はじめに
甲状腺機能異常をご存知ですか?バセドウ病や橋本病などをいいます。
シンガーソングライターの絢香さん、X-JAPANのYOSHIKIさん、サッカー元日本代表の本田圭佑さん、など名だたる芸能人やスポーツ選手も、甲状腺の病気を抱えながら活動されています。バセドウ病や橋本病は甲状腺機能異常の1つですが、今回は甲状腺機能異常により生じる不妊のリスクをお話ししたいと思います。
テレビで聞いたことがあるにゃ!でも、甲状腺って何かにゃ??
甲状腺は喉にある臓器です。甲状腺のトラブルは芸能人やスポーツ選手もを悩ませているんですよ!
甲状腺機能異常とは?
甲状腺はのど仏の下にある蝶々が羽を広げたような形をした臓器のことを言います。甲状腺は身体の新陳代謝をコントロールしてる重要な臓器になります。これらの病気は主にバセドウ病(甲状腺機能亢進)、橋本病(甲状腺機能低下)に分けられます。
バセドウ病(甲状腺機能亢進)
パセドウ病とは、自己免疫疾患の一つで、体内で甲状腺を刺激する物質がつくられるために自身の甲状腺が過剰に刺激され、甲状腺ホルモンが通常よりも多く分泌してしまう状態です。
特徴的な症状
多汗・疲れやすい・暑がり・頻脈・動悸・イライラ・手足の震えなど
橋本病(甲状腺機能低下)
橋本病とは、体内に甲状腺を攻撃する物質ができることで甲状腺がダメージを受けてしまい、発症する自己免疫性疾患の一種です。成人女性の約7〜8人に1人が橋本病の素質をもっています。

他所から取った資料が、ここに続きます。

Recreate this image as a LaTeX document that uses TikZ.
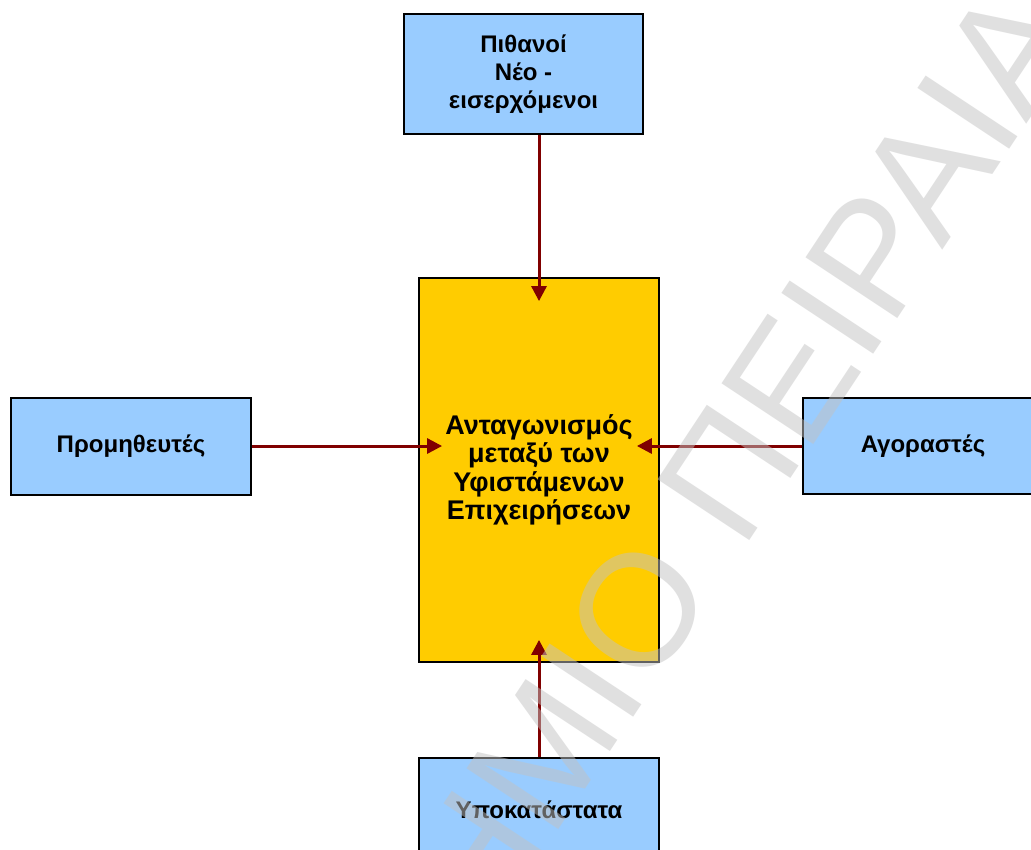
\documentclass[tikz,border=0pt]{standalone}
\usepackage{fontspec}
\setmainfont{Liberation Sans}
\usetikzlibrary{arrows.meta,calc}
\definecolor{boxblue}{HTML}{99CCFF}
\definecolor{boxyellow}{HTML}{FFCC00}
\definecolor{arrowred}{HTML}{800000}
\definecolor{wmgray}{gray}{0.76}
\begin{document}
\begin{tikzpicture}[x=1pt,y=-1pt,
  forcebox/.style={draw=black, line width=1.8pt, fill=boxblue,
    font=\bfseries\fontsize{24}{28}\selectfont, align=center,
    minimum width=240pt, inner sep=0pt},
  rivalbox/.style={forcebox, fill=boxyellow,
    font=\bfseries\fontsize{27}{28.3}\selectfont},
  arr/.style={draw=arrowred, line width=3pt, -{Triangle[length=15pt,width=15pt]}},
  watermark/.style={rotate=56.5, anchor=base east, inner sep=0pt,
    text=wmgray, text opacity=0.5, font=\fontsize{160}{160}\selectfont}]
\clip (0,0) rectangle (1031,849);
\fill[white] (0,0) rectangle (1031,849);
\node[rivalbox, minimum height=384pt] (c) at (539,470)
  {Ανταγωνισμός\\μεταξύ των\\Υφιστάμενων\\Επιχειρήσεων};
\node[forcebox, minimum width=239pt, minimum height=120pt] (top) at (523.5,74)
  {Πιθανοί\\Νέο -\\εισερχόμενοι};
\node[forcebox, minimum height=97pt] (left) at (131,446.5) {Προμηθευτές};
\node[forcebox, minimum height=96pt] (right) at (923,446) {Αγοραστές};
\node[forcebox, minimum height=104pt] (bot) at (539,810) {Υποκατάστατα};
\draw[arr] (c.north |- top.south) -- ($(c.north)+(0,24)$);
\draw[arr] (left.east |- 0,446) -- ($(c.west |- 0,446)+(24,0)$);
\draw[arr] (right.west |- 0,446) -- ($(c.east |- 0,446)+(-23,0)$);
\draw[arr] (c.south |- bot.north) -- ($(c.south)+(0,-23)$);
\node[watermark] (wm) at (1085,35) {ΠΑΝΕΠΙΣΤΗΜΙΟ ΠΕΙΡΑΙΑ};
\end{tikzpicture}
\end{document}
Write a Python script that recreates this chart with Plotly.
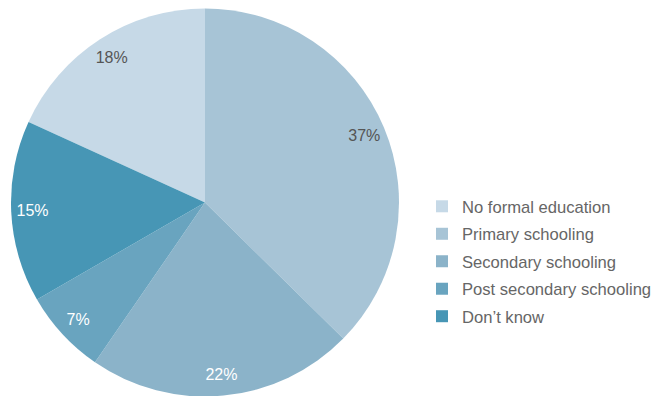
import plotly.graph_objects as go

labels = ["No formal education", "Primary schooling", "Secondary schooling",
          "Post secondary schooling", "Don\u2019t know"]
values = [18, 37, 22, 7, 15]
colors = ["#c6d9e7", "#a7c4d6", "#8bb3c9", "#69a4bf", "#4796b5"]
text_colors = ["#555555", "#555555", "#ffffff", "#ffffff", "#ffffff"]

total = sum(values)
rotation = 360 - values[0] / total * 360
FONT = "Liberation Sans, Arial, sans-serif"
dom = dict(x=[3/659, 391/659], y=[8/396, 397/396 if False else 1.0])

fig = go.Figure()
# main pie (no text)
fig.add_trace(go.Pie(
    labels=labels, values=values,
    marker=dict(colors=colors, line=dict(width=0)),
    sort=False, direction="clockwise", rotation=rotation,
    textinfo="none", domain=dict(x=[3/659, 391/659], y=[7/396, 396/396]),
    showlegend=False, hoverinfo="label+value",
))
# transparent ring carrying the labels near the outer edge
fig.add_trace(go.Pie(
    labels=labels, values=values,
    marker=dict(colors=["rgba(0,0,0,0)"] * len(values), line=dict(width=0)),
    sort=False, direction="clockwise", rotation=rotation, hole=0.78,
    texttemplate="%{value}%", textposition="inside",
    insidetextorientation="horizontal",
    insidetextfont=dict(family=FONT, size=16, color=text_colors),
    domain=dict(x=[3/659, 391/659], y=[7/396, 396/396]),
    showlegend=False, hoverinfo="skip",
))
# legend entries
for i, (lab, col) in enumerate(zip(labels, colors)):
    fig.add_trace(go.Pie(
        labels=[lab], values=[values[i]],
        marker=dict(colors=[col], line=dict(width=0)),
        textinfo="none", domain=dict(x=[0, 0.0001], y=[0, 0.0001]),
        legendgroup=str(i), showlegend=True, hoverinfo="skip",
    ))

fig.update_layout(
    width=659, height=396,
    margin=dict(l=0, r=0, t=0, b=0),
    paper_bgcolor="white",
    showlegend=True,
    legend=dict(
        x=414/659, xanchor="left",
        y=1 - 181/396, yanchor="top",
        font=dict(family=FONT, size=16.6, color="#666666"),
        traceorder="grouped",
        tracegroupgap=2.9,
        itemwidth=30,
    ),
)

fig.write_html("out.html")
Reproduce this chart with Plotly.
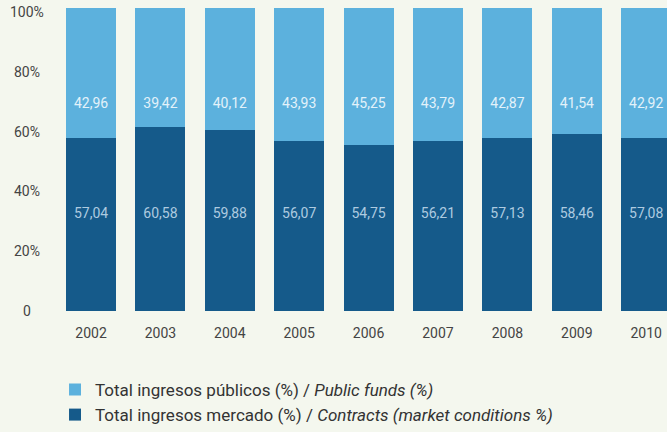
import plotly.graph_objects as go

years = ["2002", "2003", "2004", "2005", "2006", "2007", "2008", "2009", "2010"]
mercado = [57.04, 60.58, 59.88, 56.07, 54.75, 56.21, 57.13, 58.46, 57.08]
publicos = [42.96, 39.42, 40.12, 43.93, 45.25, 43.79, 42.87, 41.54, 42.92]
y_ticks = [0, 20, 40, 60, 80, 100]
y_tick_labels = ["0", "20%", "40%", "60%", "80%", "100%"]

name_pub = "Total ingresos públicos (%) / <i>Public funds (%)</i>"
name_mer = "Total ingresos mercado (%) / <i>Contracts (market conditions %)</i>"

DARK = "#155a8a"
LIGHT = "#5cb1dd"
BG = "#f4f7ee"
FONT = "Roboto"

def fmt(v):
    return f"{v:.2f}".replace(".", ",")

fig = go.Figure()
fig.add_trace(go.Bar(x=years, y=mercado, name=name_mer, marker_color=DARK,
                     marker_line_width=0, hoverinfo="skip"))
fig.add_trace(go.Bar(x=years, y=publicos, name=name_pub, marker_color=LIGHT,
                     marker_line_width=0, hoverinfo="skip"))

# value labels at fixed heights within each segment
fig.add_trace(go.Scatter(x=years, y=[31.7] * len(years), mode="text",
                         text=[fmt(v) for v in mercado],
                         textfont=dict(family=FONT, size=14, color="#aecbe0"),
                         showlegend=False, hoverinfo="skip", cliponaxis=False))
fig.add_trace(go.Scatter(x=years, y=[68.0] * len(years), mode="text",
                         text=[fmt(v) for v in publicos],
                         textfont=dict(family=FONT, size=14, color="#e3f2fa"),
                         showlegend=False, hoverinfo="skip", cliponaxis=False))

# y tick labels, centred
for v, lab in zip(y_ticks, y_tick_labels):
    fig.add_annotation(xref="paper", yref="y", x=-0.045, y=v, text=lab,
                       showarrow=False, xanchor="center", yanchor="middle",
                       yshift=-4 * v / 100,
                       font=dict(family=FONT, size=14, color="#444444"))

fig.update_layout(
    width=667, height=432,
    margin=dict(l=55, r=0, t=8, b=121, autoexpand=False),
    paper_bgcolor=BG, plot_bgcolor=BG,
    barmode="stack", bargap=0.28,
    font=dict(family=FONT, size=14, color="#444444"),
    xaxis=dict(type="category", range=[-0.519, 8.30], showgrid=False,
               zeroline=False, showline=False, ticks="",
               ticklabelstandoff=12,
               tickfont=dict(family=FONT, size=14, color="#444444")),
    yaxis=dict(range=[0, 100], showgrid=False, zeroline=False,
               showline=False, showticklabels=False, ticks=""),
    legend=dict(orientation="v", traceorder="reversed",
                xref="container", yref="container",
                x=0.0825, xanchor="left", y=0.139, yanchor="top",
                font=dict(family=FONT, size=17, color="#333333"),
                bgcolor="rgba(0,0,0,0)", tracegroupgap=0),
    showlegend=True,
)

fig.write_html(
    "out.html",
    config={"displayModeBar": False},
    post_script="document.body.style.margin='0';document.body.style.background='#f4f7ee';",
)
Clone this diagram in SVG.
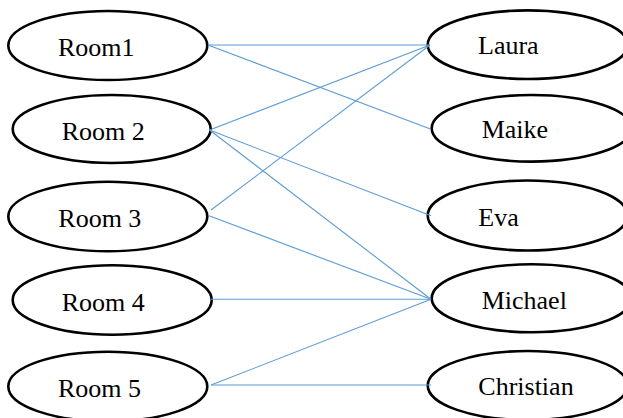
<svg xmlns="http://www.w3.org/2000/svg" width="623" height="418" viewBox="0 0 623 418">
<style>
.n ellipse{fill:#fff;stroke:#000;stroke-width:2.6}
.n text{font-size:26px;fill:#000}
.c line{stroke:#5B9BD5;stroke-width:1.1;fill:none}
</style>
<rect width="623" height="418" fill="#fff"/>
<g font-family="Liberation Serif, serif">
<g id="room1" class="n"><ellipse cx="107.8" cy="45.5" rx="99.5" ry="34.5"/><text x="58" y="55.7">Room1</text></g>
<g id="room2" class="n"><ellipse cx="111.7" cy="129" rx="99" ry="34"/><text x="61.7" y="140">Room 2</text></g>
<g id="room3" class="n"><ellipse cx="107.8" cy="216.5" rx="99.5" ry="34.8"/><text x="58.3" y="226.7">Room 3</text></g>
<g id="room4" class="n"><ellipse cx="112.2" cy="300" rx="99.5" ry="34.7"/><text x="61.7" y="311">Room 4</text></g>
<g id="room5" class="n"><ellipse cx="107.8" cy="386.5" rx="99.5" ry="34.8"/><text x="58" y="396.7">Room 5</text></g>
<g id="laura" class="n"><ellipse cx="527.7" cy="44.7" rx="100" ry="34.3"/><text x="478" y="54.3">Laura</text></g>
<g id="maike" class="n"><ellipse cx="531.7" cy="128.3" rx="100" ry="33.3"/><text x="481.7" y="137.7">Maike</text></g>
<g id="eva" class="n"><ellipse cx="527.7" cy="215.5" rx="100" ry="35"/><text x="478.3" y="226">Eva</text></g>
<g id="michael" class="n"><ellipse cx="531.7" cy="298.3" rx="100" ry="34"/><text x="481.7" y="309">Michael</text></g>
<g id="christian" class="n"><ellipse cx="527.7" cy="385.5" rx="100" ry="34.5"/><text x="478.3" y="395">Christian</text></g>
</g>
<g id="connectors" class="c">
<line x1="208" y1="45" x2="430" y2="45"/>
<line x1="208" y1="45" x2="431" y2="129.3"/>
<line x1="209.5" y1="130" x2="430" y2="45"/>
<line x1="209.5" y1="130" x2="431" y2="215.7"/>
<line x1="209.5" y1="130" x2="431" y2="299.3"/>
<line x1="211" y1="210" x2="430" y2="45"/>
<line x1="209" y1="215.7" x2="431" y2="299.3"/>
<line x1="211" y1="299.3" x2="431" y2="299.3"/>
<line x1="211" y1="385" x2="431" y2="299.3"/>
<line x1="211" y1="385" x2="431" y2="385"/>
</g>
</svg>
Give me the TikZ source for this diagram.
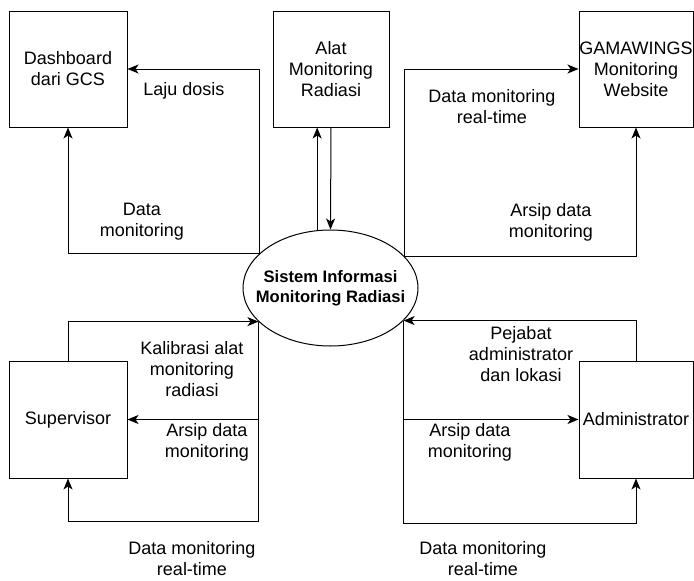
\documentclass[tikz,border=0pt]{standalone}
\usepackage{fontspec}
\setmainfont{Liberation Sans}
\usetikzlibrary{arrows.meta,shapes.geometric}
\begin{document}
\begin{tikzpicture}[x=1pt,y=-1pt,
  every node/.style={font=\fontsize{18}{21}\selectfont, inner sep=0pt, align=center},
  ent/.style={draw, line width=1pt, minimum height=116pt},
  proc/.style={draw, ellipse, line width=1pt, minimum width=175pt, minimum height=116pt},
  proctext/.style={font=\fontsize{16.6}{20}\selectfont\bfseries},
  flow/.style={line width=1pt, -{Stealth[length=11pt,width=9pt,inset=3pt]}},
  lbl/.style={}]
\useasboundingbox (0,0) rectangle (694,581);

% entities
\node[ent, minimum width=118pt] (dash) at (68,69) {Dashboard\\dari GCS};
\node[ent, minimum width=116pt] (alat) at (331,69) {Alat\\Monitoring\\Radiasi};
\node[ent, minimum width=114pt] (gama) at (636,69) {GAMAWINGS\\Monitoring\\Website};
\node[ent, minimum width=118pt, minimum height=117pt] (sup) at (68,419.5) {Supervisor};
\node[ent, minimum width=114pt, minimum height=117pt] (adm) at (636,419.5) {Administrator};

% process
\node[proc] (sim) at (330.5,288) {};
\node[proctext] (simtext) at (sim.center) {Sistem Informasi\\Monitoring Radiasi};

% flows: top-left
\draw[flow] (sim.154.3) |- (dash.east);
\draw[flow] (sim.154.3) -| (dash.south);
% flows: alat
\draw[flow] (sim.103.3) -- (sim.103.3 |- alat.south);
\draw[flow] (alat.south) -- (sim.north);
% flows: top-right
\draw[flow] (sim.23.2) |- (gama.west);
\draw[flow] (sim.23.2) -| (gama.south);
% flows: supervisor
\draw[flow] (sup.north) |- (sim.205.7);
\draw[flow] (sim.205.7) |- (sup.east);
\draw[flow] (sim.205.7) -- ++(0,200) -| (sup.south);
% flows: administrator
\draw[flow] (adm.north) |- (sim.336.8);
\draw[flow] (sim.336.8) |- (adm.west);
\draw[flow] (sim.336.8) -- ++(0,202.5) -| (adm.south);

% labels
\node[lbl] (l1) at (184,91) {Laju dosis};
\node[lbl] (l2) at (142,222) {Data\\monitoring};
\node[lbl] (l3) at (492,106.5) {Data monitoring\\real-time};
\node[lbl] (l4) at (551,222) {Arsip data\\monitoring};
\node[lbl] (l5) at (192,369) {Kalibrasi alat\\monitoring\\radiasi};
\node[lbl] (l6) at (207,442.5) {Arsip data\\monitoring};
\node[lbl] (l7) at (192,558.5) {Data monitoring\\real-time};
\node[lbl] (l8) at (521,354) {Pejabat\\administrator\\dan lokasi};
\node[lbl] (l9) at (470,442.5) {Arsip data\\monitoring};
\node[lbl] (l10) at (483,558.5) {Data monitoring\\real-time};
\end{tikzpicture}
\end{document}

これにより甲状腺ホルモンが出なくなるため、甲状腺ホルモンの分泌を促すホルモンが大量に放出されます。すると、同時にプロラクチンの分泌も促進させることになり、結果的に高プロラクチン血症も引き起こされます。そうなると、『卵巣への抑制』が働くようになりますので排卵障害や無月経になり、不妊症にもつながってしまうのです。
特徴的な症状
減り食べないのに太る・寒がりになる・便秘・脈が遅くなる・むくみなど
不妊のリスク
甲状腺異常が起こると全身のホルモンバランスが乱れ、ホルモンの分泌にも支障をきたします。甲状腺のホルモンは『成長を促す』作用もあるので、卵胞の成長にも関わっています。甲状腺機能低下症になると、卵胞は発育することができないため、無排卵などの月経異常を引き起こします。また、甲状腺機能亢進症になると、月経期間が短くなる傾向があります。
甲状腺異常でも不妊になっちゃうの!?
そうなんです。甲状腺異常はれっきとした不妊の原因ですよ!
妊娠初期
妊娠前に問題になるのは主に甲状腺機能低下症であり、不妊症や流産・早産と関与しています。甲状腺機能低下症に対する薬品治療を行ったことによって受精率と着床率が改善して、妊娠率が上昇するという報告もあります。
妊娠後
胎児甲状腺が働き始めるのは3〜4ヶ月ごろからであり、それまでは母体から移行する甲状腺ホルモンに依存してます。母体の甲状腺機能低下症により胎児への甲状腺ホルモンの供給不足になると、胎児の脳や神経発達や胎盤形成に問題が生じてしまい、出生した児の知能に影響し、IQが低下する可能性があります。さらに流産・早産、妊娠高血圧症候群、子宮内胎児発育遅延、胎盤早期剥離などの合併症も報告されています。
まとめ
当院でのことですが、なかなか妊娠できず、ステップアップを検討していた患者様に、クリニックでの検査を進めたところ、甲状腺機能異常がみつかりました。そして、それを治療したところ、すぐに妊娠できた方もいらっしゃいました。甲状腺機能異常は自覚症状が分かりづらい場合が多く、見落とされているケースも少なくありません。もし、妊活に行き詰まった時、一度検査をしてみると良いかも知れません。